The repo rate cut and the surfeit of liquidity, sparked off another round of gains. However, at these levels the yields are unsustainable.

Well aided by the comfortable liquidity in the system since last week, the RBI moved to signal softening of the short term interest rates by slashing its repo rate by 25 basis points to 6.50 per cent. With the repo rate cut, the differential between the repo and reverse repo rate stands widened at 2.25 per cent. Even as the RBI sucked out close to Rs. 34405 crores through its repo deals, with players covering their positions ahead of the reporting Friday, call rates ruled low in the 6.75-7 per cent range. Amid the comfortable liquidity, the yield in the 91 and 364 day Treasury bill auction dropped by 37 basis points.

This offered a smooth sail to the twin auction of GOI securities two Central Government papers-GOI 2013 and GOI 2021, which were hugely over subscribed.

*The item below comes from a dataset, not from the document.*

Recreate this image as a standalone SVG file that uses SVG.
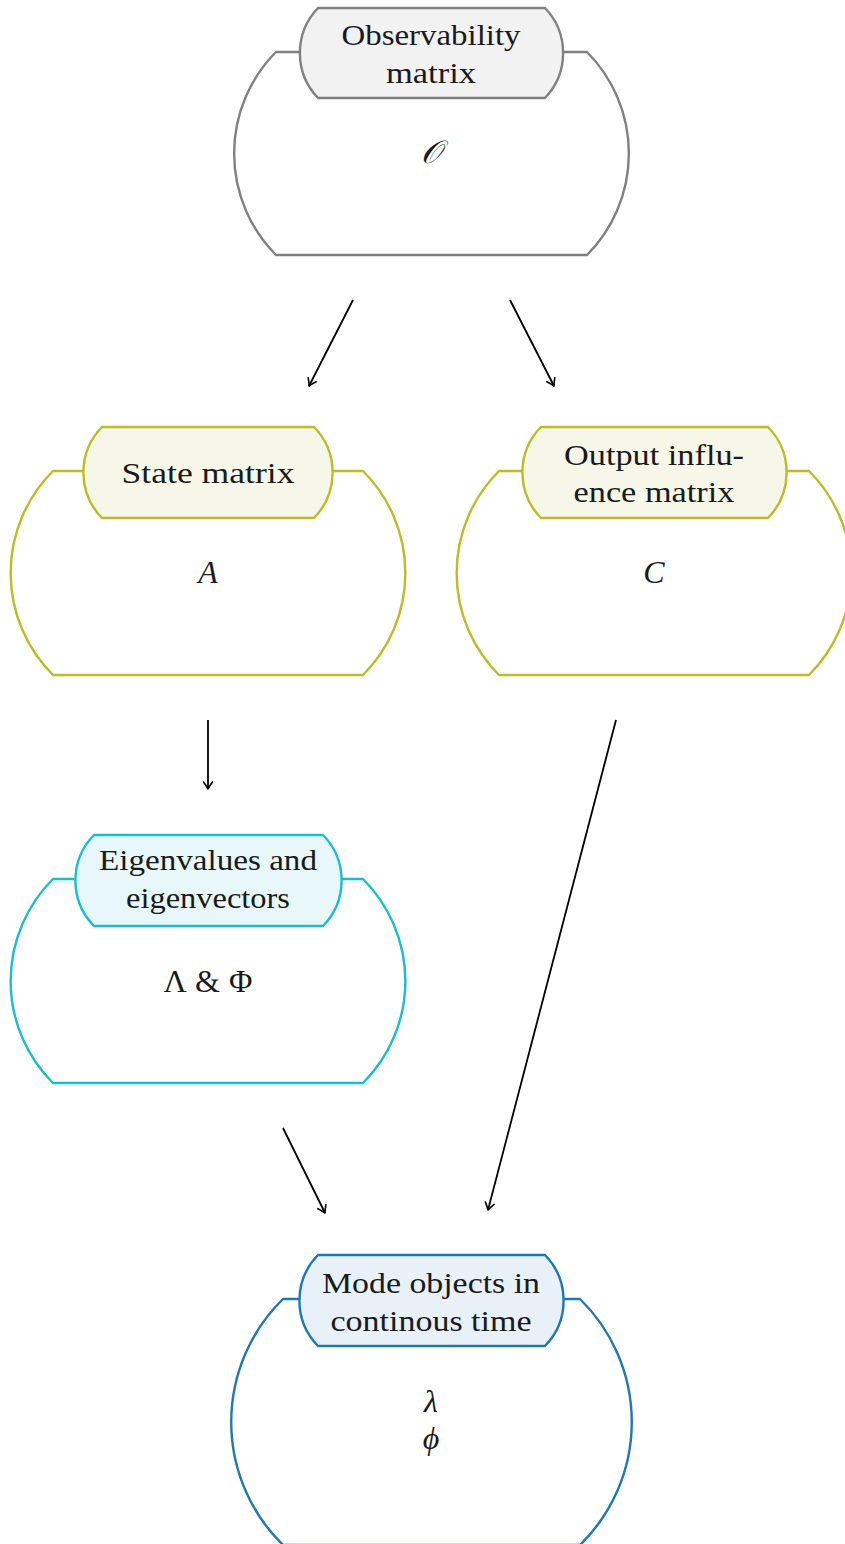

The lower than expected cut-off yield in the auctions, further signaling the bank's preference for softer interest rates, sparked off another round of gains in Government Securities, thus pushing the yields to dizzier lows. Currently the yield on 11.50% GOI 2011 is 9.806%, which is well below the ideal spread of 3.25-.50 per cent over the bank rate. This many market players feel is unsustainable. In a bid to maintain the comfortable liquidity, the center placed Rs 5000 crore worth of Central Government 2021 with RBI, thus completing over 35% of it gross borrowing programme.

The rally is spilling over to the corporate bond segment, which witnessed gains accompanied by increased trading volumes. In the backdrop of the CRR and the repo rate cut, primary activity too picked up as corporates moved in to cash in on the easy liquidity and are slated to bring forth new issues worth Rs 1200 crore in the next week.

With the month end dollar demand taking the rupee to Rs 47 levels, steady supplies ensured that the rupee stayed range bound. However, with the international rating agency Fitch revising India's sovereign ratings outlook to negative from stable, it closed the week lower at Rs 47.01. The forward premia opened the week at lower levels than the previous week's levels but close at marginally higher levels following the spot rupee.

With expectation of a bank rate cut already discounted for, the eventual rate cut may not offer any much fresh gains. With the market players perceiving the rupee to be over-valued the RBI may not be averse to the rupee sliding a bit lower. However, with FIIs turning net sellers in the light of the FITCH downgrade, a sustained selling could put pressure on the INR. The Government has pruned expenses to hold last year's fiscal deficit at 5.21% against the estimated 5.1%. However, with the bleak economic outlook and the possibility of lower revenue collection, doubts about the size of the current years borrowing do arise. This is likely to put pressure on interest rates in the medium term.